I argued in this column Wednesday that the resignation of Director Julia Pierson wouldn't fix the Secret Service. I urged Congress and the Obama administration to undo a post-9/11 reform that folded the agency into the new and ginormous Homeland Security Department. I barely scratched the surface.
A few well-informed readers tell me that the problems are older and more deeply rooted than anyone wants to admit.
First came a link via Twitter from a reader reminding me about a horrifying U.S News & World Report cover story on the Secret Service in June 2002—almost a year before the DHS merger. It opens with tales of sexual dalliances, theft, and public rowdiness among agents whose conduct defiled the Secret Service's "image to the world of bravery, excellence, and patriotism."
[A] U.S. News investigation shows that, at a time when the stakes for the Secret Service are higher than ever, the agency is rife with problems and resistant to oversight and correction.
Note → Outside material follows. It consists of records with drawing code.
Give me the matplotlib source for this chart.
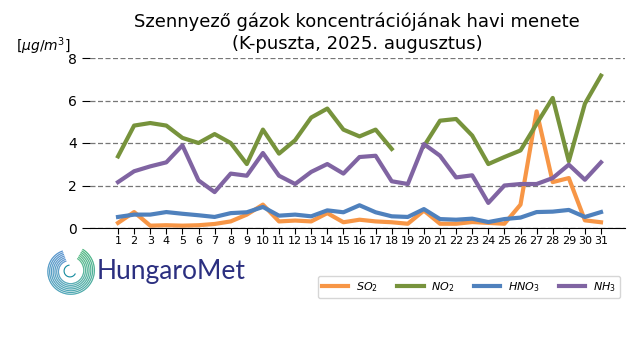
import numpy as np
import matplotlib
matplotlib.use("Agg")
import matplotlib.pyplot as plt
from matplotlib.colors import LinearSegmentedColormap

days = list(range(1, 32))
so2 = [0.24, 0.75, 0.11, 0.13, 0.11, 0.13, 0.19, 0.31, 0.63, 1.10, 0.31, 0.35, 0.31, 0.70, 0.27, 0.39,
       0.31, 0.27, 0.20, 0.82, 0.20, 0.20, 0.28, 0.24, 0.20, 1.10, 5.49, 2.16, 2.35, 0.36, 0.27]
no2 = [3.37, 4.82, 4.94, 4.82, 4.24, 4.00, 4.42, 4.00, 3.01, 4.63, 3.50, 4.13, 5.20, 5.62, 4.63, 4.31,
       4.63, 3.72, np.nan, 3.85, 5.05, 5.13, 4.35, 3.01, 3.34, 3.65, 4.90, 6.12, 3.14, 5.85, 7.17]
hno3 = [0.52, 0.63, 0.63, 0.75, 0.67, 0.60, 0.52, 0.70, 0.74, 0.99, 0.58, 0.63, 0.55, 0.83, 0.74, 1.07,
        0.74, 0.55, 0.52, 0.89, 0.42, 0.39, 0.44, 0.28, 0.42, 0.49, 0.75, 0.77, 0.85, 0.52, 0.75]
nh3 = [2.16, 2.67, 2.90, 3.09, 3.89, 2.24, 1.69, 2.56, 2.46, 3.53, 2.46, 2.07, 2.64, 3.01, 2.56, 3.34,
       3.40, 2.20, 2.07, 3.95, 3.40, 2.38, 2.48, 1.18, 2.00, 2.07, 2.07, 2.35, 2.98, 2.27, 3.09]
series_labels = ["$SO_2$", "$NO_2$", "$HNO_3$", "$NH_3$"]
colors = ["#F79646", "#77933C", "#4F81BD", "#8064A2"]
yticks = [0, 2, 4, 6, 8]

fig = plt.figure(figsize=(6.4, 3.6), dpi=100)
ax = fig.add_axes([90/640, 1-228/360, 535/640, 170/360])
for vals, lab, c in zip([so2, no2, hno3, nh3], series_labels, colors):
    ax.plot(days, vals, color=c, lw=3, label=lab)
ax.set_xlim(-0.74, 32.49)
ax.set_ylim(0, 8)
ax.set_yticks(yticks)
ax.set_xticks(days)
ax.tick_params(axis='x', labelsize=8, length=4, pad=2)
ax.tick_params(axis='y', labelsize=10, length=6)
for s in ["top", "right", "left"]:
    ax.spines[s].set_visible(False)
ax.yaxis.grid(True, linestyle=(0, (4, 2)), color="#777777", lw=0.9)
ax.set_axisbelow(True)

fig.text(357/640, 1-22/360, "Szennyező gázok koncentrációjának havi menete", ha='center', va='center', fontsize=13)
fig.text(357/640, 1-44/360, "(K-puszta, 2025. augusztus)", ha='center', va='center', fontsize=13)
fig.text(43/640, 1-46/360, r"[$\mu g/m^3$]", ha='center', va='center', fontsize=10)

leg = fig.legend(loc='center', bbox_to_anchor=(469/640, 1-287/360), ncol=4, fontsize=8,
                 handlelength=2.35, handletextpad=0.7, columnspacing=1.75, frameon=True)
leg.get_frame().set_edgecolor("#cccccc")

# logo spiral
lax = fig.add_axes([44/640, 1-297/360, 52/640, 52/360])
lax.set_aspect('equal')
lax.axis('off')
cmap = LinearSegmentedColormap.from_list("hm", ["#1f6fc0", "#138a9e", "#1aa35a"])
for k in range(7):
    r0 = 0.45 + k * 0.075
    t = np.linspace(np.deg2rad(-250), np.deg2rad(60), 200)
    r = r0 + 0.03 * (t - t[0])
    x = r * np.cos(t)
    y = r * np.sin(t)
    for i in range(len(t) - 1):
        lax.plot(x[i:i+2], y[i:i+2], color=cmap(i / len(t)), lw=0.8, solid_capstyle='butt')
t = np.linspace(np.deg2rad(100), np.deg2rad(330), 80)
lax.plot(0.25*np.cos(t), 0.25*np.sin(t), color="#138a9e", lw=0.8)
lax.set_xlim(-1.1, 1.1)
lax.set_ylim(-1.1, 1.1)
fig.text(97/640, 1-271/360, "HungaroMet", ha='left', va='center', fontsize=19, color="#2b2f80",
         family="Lato")

fig.savefig("out.png", dpi=100)
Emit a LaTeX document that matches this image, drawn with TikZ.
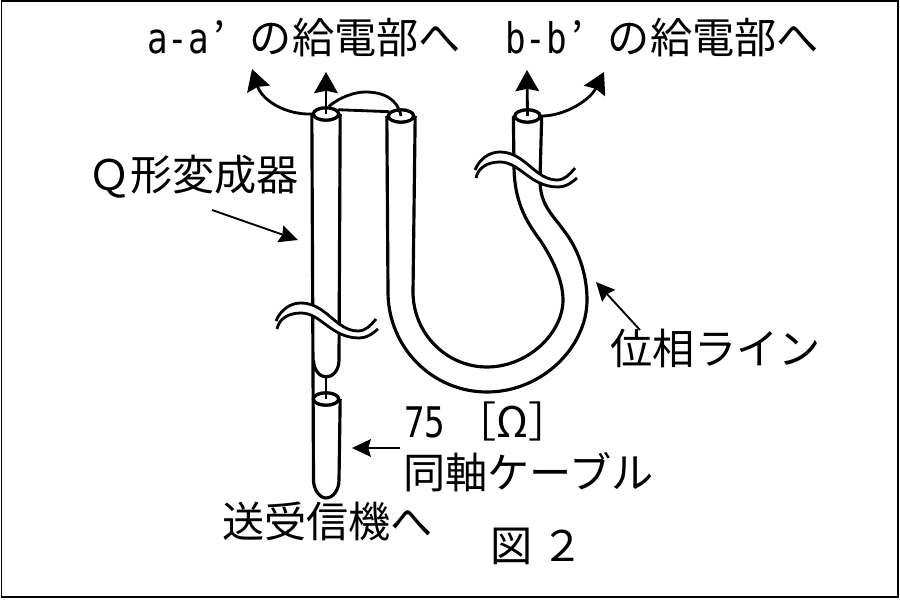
\documentclass[tikz,border=0pt]{standalone}
\usepackage{fontspec}
\setmainfont{Noto Sans CJK JP}
\newfontfamily\halffont[FakeStretch=0.81]{DejaVu Sans Mono}
\usetikzlibrary{arrows.meta,shapes.geometric}

\newcommand{\primemark}{\makebox[35pt][l]{\hspace{4pt}’}}

\tikzset{
  lbl/.style={anchor=west, inner sep=0pt, font=\fontsize{36}{38}\selectfont},
  tubetop/.style={draw, ellipse, fill=white, line width=2.7pt, inner sep=0pt, minimum width=21.5pt, minimum height=10.5pt},
  tube/.style={line width=2.7pt},
  wire/.style={line width=2.4pt},
  bigarrow/.style={line width=2.4pt, -{Stealth[length=18pt,width=20pt,inset=2pt]}},
  thinarrow/.style={line width=1.6pt, -{Stealth[length=16pt,width=15pt,inset=2pt]}},
}

\begin{document}
\begin{tikzpicture}[x=0.03cm, y=-0.03cm]
  \useasboundingbox (0,0) rectangle (900,600);
  \draw[line width=1.7pt] (1.5,1.5) rectangle (897.5,597);

  % tube tops
  \node[tubetop] (qtop) at (326,114) {};
  \node[tubetop] (phtop) at (401,116) {};
  \node[tubetop] (endtop) at (527.5,116) {};
  \node[tubetop] (coaxtop) at (326,399) {};

  % free ends
  \coordinate (qend) at (326,377);
  \coordinate (coaxend) at (326,498);
  \coordinate (a1) at (252,69);
  \coordinate (a2) at (326,72);
  \coordinate (b1) at (527,70);
  \coordinate (b2) at (604,72);

  % tubes
  \draw[tube] (qtop.west) -- (313.5,480) .. controls (313.5,490) and (320,498) .. (coaxend)
     .. controls (333,498) and (339,490) .. (339,480) -- (coaxtop.east);
  \draw[tube] (qtop.east) -- (339,360) .. controls (339,370) and (333,377) .. (qend)
     .. controls (320,377) and (313.5,370) .. (313.5,360);
  \draw[tube] (phtop.west) -- (388,292) .. controls (388,347) and (432,392) .. (487,392)
     .. controls (542,392) and (587,347) .. (587,300) .. controls (587,272) and (577,248) .. (565,232)
     .. controls (552,214) and (540,205) .. (540,180) -- (endtop.east);
  \draw[tube] (phtop.east) -- (413,292) .. controls (413,333) and (446,367) .. (487,367)
     .. controls (528,367) and (563,333) .. (563,300) .. controls (563,280) and (552,258) .. (540,240)
     .. controls (525,220) and (514,200) .. (514,165) -- (endtop.west);
  \node[tubetop] at (qtop) {};
  \node[tubetop] at (phtop) {};
  \node[tubetop] at (endtop) {};
  \node[tubetop] at (coaxtop) {};

  % wires
  \draw[wire] (qend) -- (coaxtop.center);
  \draw[wire] (qtop.20) -- (phtop.160);
  \draw[wire] (qtop.70) .. controls (340,97) and (355,92) .. (365,92) .. controls (385,92) and (398,100) .. (phtop.center);

  % breaks
  \foreach \bx/\by in {0/0, -199/151}{
    \begin{scope}[shift={(\bx,\by)}]
      \fill[white] (475,170) .. controls (480,158) and (490,152) .. (500,152)
        .. controls (525,152) and (535,180) .. (557,180) .. controls (565,180) and (570,174) .. (575,168)
        -- (577,178) .. controls (570,184) and (565,187) .. (558,187)
        .. controls (530,187) and (520,162) .. (500,162) .. controls (487,162) and (478,168) .. (476,178) -- cycle;
      \draw[wire] (475,170) .. controls (480,158) and (490,152) .. (500,152)
        .. controls (525,152) and (535,180) .. (557,180) .. controls (565,180) and (570,174) .. (575,168);
      \draw[wire] (476,178) .. controls (478,168) and (487,162) .. (500,162)
        .. controls (520,162) and (530,187) .. (558,187) .. controls (565,187) and (570,184) .. (577,178);
    \end{scope}
  }

  % labels
  \node[lbl] (feeda) at (147,38) {{\halffont a-a}\primemark の給電部へ};
  \node[lbl] (feedb) at (505,38) {{\halffont b-b}\primemark の給電部へ};
  \node[lbl] (qlabel) at (88,177) {Ｑ形変成器};
  \node[lbl] (phlabel) at (610,348) {位相ライン};
  \node[lbl] (ohm) at (404,421) {{\halffont 75}\hspace{8pt}［Ω］};
  \node[lbl] (coaxlabel) at (403,472) {同軸ケーブル};
  \node[lbl] (tx) at (222,521) {送受信機へ};
  \node[lbl] (fig) at (490,546) {図\hspace{8pt}２};

  % arrows
  \coordinate (qfrom) at (212,210);
  \coordinate (qto) at (298,240);
  \coordinate (ohmfrom) at (400,448);
  \coordinate (ohmto) at (352,448);
  \coordinate (phfrom) at (640,330);
  \coordinate (phto) at (596,282);
  \draw[bigarrow] (qtop.center) -- (a2);
  \draw[bigarrow] (qtop.west) .. controls (285,115) and (262,100) .. (a1);
  \draw[bigarrow] (endtop.center) -- (b1);
  \draw[bigarrow] (endtop.east) .. controls (565,116) and (590,100) .. (b2);
  \draw[thinarrow] (qfrom) -- (qto);
  \draw[thinarrow] (ohmfrom) -- (ohmto);
  \draw[thinarrow] (phfrom) -- (phto);
\end{tikzpicture}
\end{document}
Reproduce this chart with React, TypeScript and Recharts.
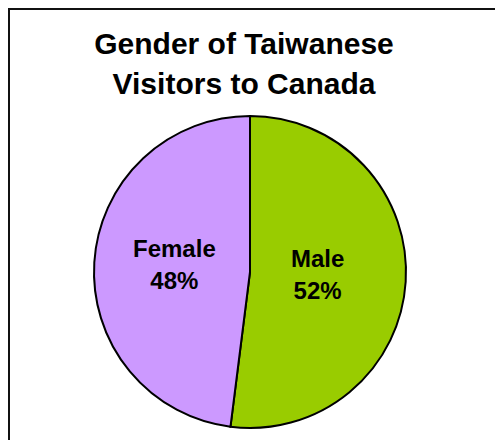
import React from "react";
import { PieChart, Pie, Cell } from "recharts";

const titleLines = ["Gender of Taiwanese", "Visitors to Canada"];
const categories = ["Male", "Female"];
const shares = [52, 48];
const colors = ["#99CC00", "#CC99FF"];

const data = categories.map((name, i) => ({ name, value: shares[i] }));

const RAD = Math.PI / 180;
const FONT = "'Liberation Sans', Arial, sans-serif";

const renderLabel = (props: any) => {
  const { cx, cy, midAngle, outerRadius, name, percent } = props;
  const r = outerRadius * 0.46;
  const x = cx + r * Math.cos(-midAngle * RAD) - 4;
  const y = cy + r * Math.sin(-midAngle * RAD) - 2;
  return (
    <text
      x={x}
      y={y}
      textAnchor="middle"
      fill="#000"
      fontFamily={FONT}
      fontWeight="bold"
      fontSize={24}
    >
      <tspan x={x} y={y - 8}>{name}</tspan>
      <tspan x={x} y={y + 24}>{`${Math.round(percent * 100)}%`}</tspan>
    </text>
  );
};

export default function App() {
  return (
    <div
      style={{
        width: 520,
        height: 460,
        borderLeft: "2px solid #111",
        borderTop: "2px solid #111",
        boxSizing: "border-box",
        background: "#fff",
      }}
    >
      <PieChart width={510} height={450} margin={{ top: 0, right: 0, bottom: 0, left: 0 }}>
        <text
          x={234}
          textAnchor="middle"
          fontFamily={FONT}
          fontWeight="bold"
          fontSize={30}
          fill="#000"
        >
          <tspan x={234} y={44}>{titleLines[0]}</tspan>
          <tspan x={234} y={84}>{titleLines[1]}</tspan>
        </text>
        <Pie
          data={data}
          dataKey="value"
          nameKey="name"
          cx={240}
          cy={262}
          outerRadius={156}
          startAngle={90}
          endAngle={-270}
          stroke="#000"
          strokeWidth={2}
          labelLine={false}
          label={renderLabel}
          isAnimationActive={false}
        >
          {data.map((d, i) => (
            <Cell key={d.name} fill={colors[i]} />
          ))}
        </Pie>
      </PieChart>
    </div>
  );
}
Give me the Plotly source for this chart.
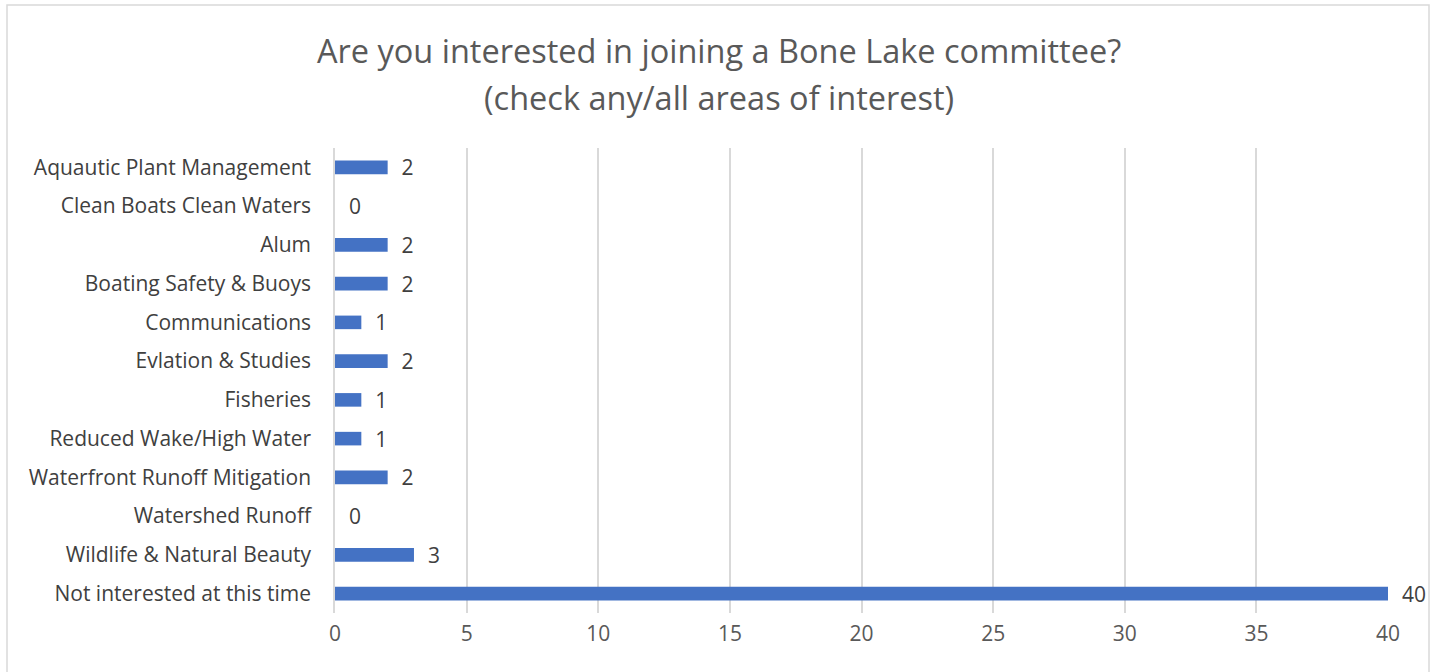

The troubles range from alcohol abuse and misuse of government property to criminal offenses and allegations of extramarital relationships by Secret Service personnel with White House employees "¦
Such incidents, current and former Secret Service personnel say, are tarnishing the image of an agency long lionized as the elite of the elite. And they have led many agents to raise questions about their organization's ability to fulfill its unique mission: protecting America's leaders.
Written a dozen years ago, that story documented the occurrence of similar issues in the 1990s. My point:
- Pierson was an ineffective leader who squandered the public's trust, so she had to go. But the problems didn't start with her.
- The Homeland Security Department is a bureaucratic monstrosity that weakens the Secret Service's autonomy and leadership, cannibalizes its budget, and suffocates its sense of purpose. The Secret Service should regain its quasi-independent status. But the problems didn't start with a Bush-era reform.